Mary McAleese, a Northern Catholic, had just been elected president of Ireland, a mostly ceremonial role. At a Christmas ecumenical service she was pictured receiving communion at an Anglican service in defiance of the Catholic Church´s ban on intercommunion.
Media commentators praised her for her action and attacked the Catholic Church for its ban. Archbishop Connell felt obliged to step into the fray. He said it was "sham" for Catholics to receive communion from a church with which they were not in full communion. Many people thought he meant that Anglican communion itself is a "sham." He was roundly attacked for his "unecumenical" attitude.

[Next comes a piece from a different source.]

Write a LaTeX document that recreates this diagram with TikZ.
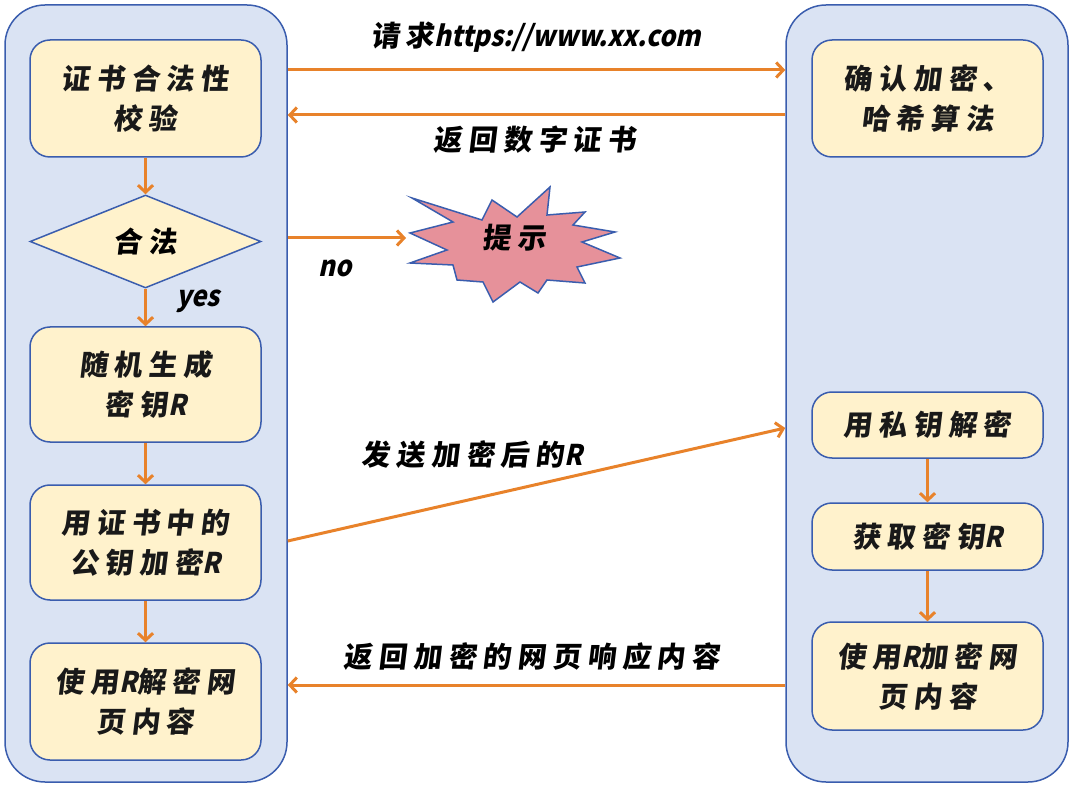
\documentclass[tikz,border=0pt]{standalone}
\usepackage{fontspec}
\usepackage{xcolor}
\usepackage{tikz}
\usetikzlibrary{arrows.meta, positioning, shapes.geometric}

\newfontfamily\cjkfont{Noto Sans CJK SC}[FakeSlant=0.12, LetterSpace=22]
\newfontfamily\latfont{Noto Sans CJK SC}[FakeSlant=0.22, FakeStretch=0.9]
\newcommand{\lat}[1]{{\latfont #1}}

\definecolor{laneblue}{HTML}{DAE3F3}
\definecolor{edgeblue}{HTML}{3A5DAE}
\definecolor{boxyellow}{HTML}{FFF2CC}
\definecolor{flowor}{HTML}{E8822A}
\definecolor{starpink}{HTML}{E6919A}

\tikzset{
  lane/.style={draw=edgeblue, fill=laneblue, line width=1.5pt, rounded corners=40pt,
    minimum width=282pt, minimum height=777pt},
  stepbox/.style={draw=edgeblue, fill=boxyellow, line width=1.5pt, rounded corners=20pt,
    minimum width=231pt, align=center, text=black!90},
  check/.style={diamond, draw=edgeblue, fill=boxyellow, line width=1.5pt, inner sep=0pt,
    minimum width=231pt, minimum height=93pt, aspect=2.48},
  flow/.style={->, draw=flowor, line width=3pt},
  lbl/.style={text=black, inner sep=0pt},
}

\begin{document}
\begin{tikzpicture}[x=1pt, y=-1pt, >={Straight Barb[length=7pt, width=15pt]},
  font=\cjkfont\bfseries\fontsize{28.5}{40}\selectfont]
\useasboundingbox (0,0) rectangle (1074,786);

% Client and server lanes
\node[lane] (client) at (146,393.5) {};
\node[lane] (server) at (927,393.5) {};

% Client side
\node[stepbox, minimum height=117pt] (verify) at (145.5,98.5) {证书合法性\\校验};
\node[check] (legal) at (145.5,241.5) {合法};
\node[stepbox, minimum height=115pt] (genkey) at (145.5,384.5) {随机生成\\密钥\lat{R}};
\node[stepbox, minimum height=115pt] (enckey) at (145.5,542.5) {用证书中的\\公钥加密\lat{R}};
\node[stepbox, minimum height=117pt] (decpage) at (145.5,701.5) {使用\lat{R}解密网\\页内容};

% Server side
\node[stepbox, minimum height=117pt] (algo) at (927.5,98.5) {确认加密、\\哈希算法};
\node[stepbox, minimum height=66pt] (privdec) at (927.5,425) {用私钥解密};
\node[stepbox, minimum height=67pt] (getkey) at (927.5,536.5) {获取密钥\lat{R}};
\node[stepbox, minimum height=108pt] (encpage) at (927.5,676) {使用\lat{R}加密网\\页内容};

% Warning burst
\fill[starpink, draw=edgeblue, line width=1.5pt]
  (412,198) -- (482,220) -- (492,200) -- (517,217) -- (550,187) -- (547,215)
  -- (585,212) -- (573,225) -- (615,232) -- (582,242) -- (620,258) -- (577,267)
  -- (585,283) -- (547,280) -- (538,293) -- (520,282) -- (493,302) -- (483,282)
  -- (457,280) -- (453,265) -- (410,263) -- (447,250) -- (410,233) -- (453,222) -- cycle;
\node[lbl] (tip) at (514,238) {提示};
\coordinate (tipin) at (406,238);

% Client internal flow
\draw[flow] (verify) -- (legal);
\draw[flow] (legal) -- (genkey);
\draw[flow] (genkey) -- (enckey);
\draw[flow] (enckey) -- (decpage);
\draw[flow] (client.east |- tipin) -- (tipin);
\node[lbl] (no) at (335,268) {\lat{no}};
\node[lbl] (yes) at (198,301) {\lat{yes}};

% Server internal flow
\draw[flow] (privdec) -- (getkey);
\draw[flow] (getkey) -- (encpage);

% Messages between client and server
\draw[flow] (client.east |- 0,70) -- (server.west |- 0,70);
\node[lbl] (reqlbl) at (536,37) {请求\lat{https://www.xx.com}};
\draw[flow] (server.west |- 0,115) -- (client.east |- 0,115);
\node[lbl] (certlbl) at (535,140) {返回数字证书};
\draw[flow] (client.east |- 0,541) -- (server.west |- 0,428);
\node[lbl] (sendlbl) at (472,455) {发送加密后的\lat{R}};
\draw[flow] (server.west |- 0,685) -- (client.east |- 0,685);
\node[lbl] (resplbl) at (532,657) {返回加密的网页响应内容};

\end{tikzpicture}
\end{document}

The controversy went on for days. Radio shows took calls from outraged listeners. Pages of newspapers were devoted to it. Editorial writers, letter writers and columnists all lined up for their chance to attack him.
If anything, he came in for even worse criticism in the summer of 1999. He had delivered a speech defending Pope Paul VI´s encyclical reaffirming Church teaching on contraception, "Humanae Vitae."
In it he said that parents who plan their children may come to regard them at some level as products. This could mean that the children might feel less loved resulting in anger and dysfunction. Women´s group led the attack on him. How dare he suggest that people who planned their families might love their children less than those who did not?
Again, the controversy raged for days on end. Once again Archbishop Connell became a national hate figure. Finally, he was attacked for this defense of the Vatican declaration on the uniqueness Jesus Christ and the Church, "Dominus Iesus," late last year. Some ecumenists took note and didn´t like what they heard.
All of these public interventions only served to raise Archbishop Connell in Rome´s esteem, Quinn contended. A shy, self-effacing man who shuns publicity, Archbishop Connell does not deliberately court controversy, but the fact that he was willing to do so, and pay a price, went down well with the Vatican, the Irish editor said.
The first two cardinals in Ireland were based in Dublin. But since 1893 the red hats invariably had been given to Armagh in Northern Ireland. Why? Because Rome believed, according to Quinn, that the man in line for it, Archbishop William Walsh of Dublin, was already too powerful and too political.
Rome wanted to balance out Walsh by giving the red hat to someone else. Since Armagh is the ancient primatial see it made sense to give it to its archbishop, Michael Logue.
By the time the latter died in 1924, Ireland had been partitioned with the 26 counties of the South gaining independence, and the six counties of the North remaining in British hands.
With the Catholics of the North now a beleaguered minority, Rome felt, correctly, that they needed a "defender of the faithful" as much as a defender of the faith. It is only now, with the situation in Northern Ireland beginning to settle down, that it has become practical to return the red hat to Dublin.
After last Wednesday´s consistory, the new Cardinal Connell met reporters on the steps of St. Peter´s Basilica. He revealed that when the Pope gave him the biretta, he thanked the Holy Father on behalf of Ireland.
"I told him that Ireland thanked him for this great honor, because it is something very special" for the country, the cardinal said. "As you can see, there were so many cardinals appointed, there are needs all over the world, and that Ireland should get a second cardinal at this time was truly remarkable and a sign of the very great benevolence of the Holy Father, his great love of Ireland."
Noting the increase of the Latin American representation in the College of Cardinals -- it grew by 11 at the consistory -- the Irish cardinal said he was pleased with the news: "Latin America, of course, had fallen to a perilously low level. ... It was absolutely necessary to increase the number of votes ... because Latin America is so very important, such an immense number of the Catholics of the world are in Latin America."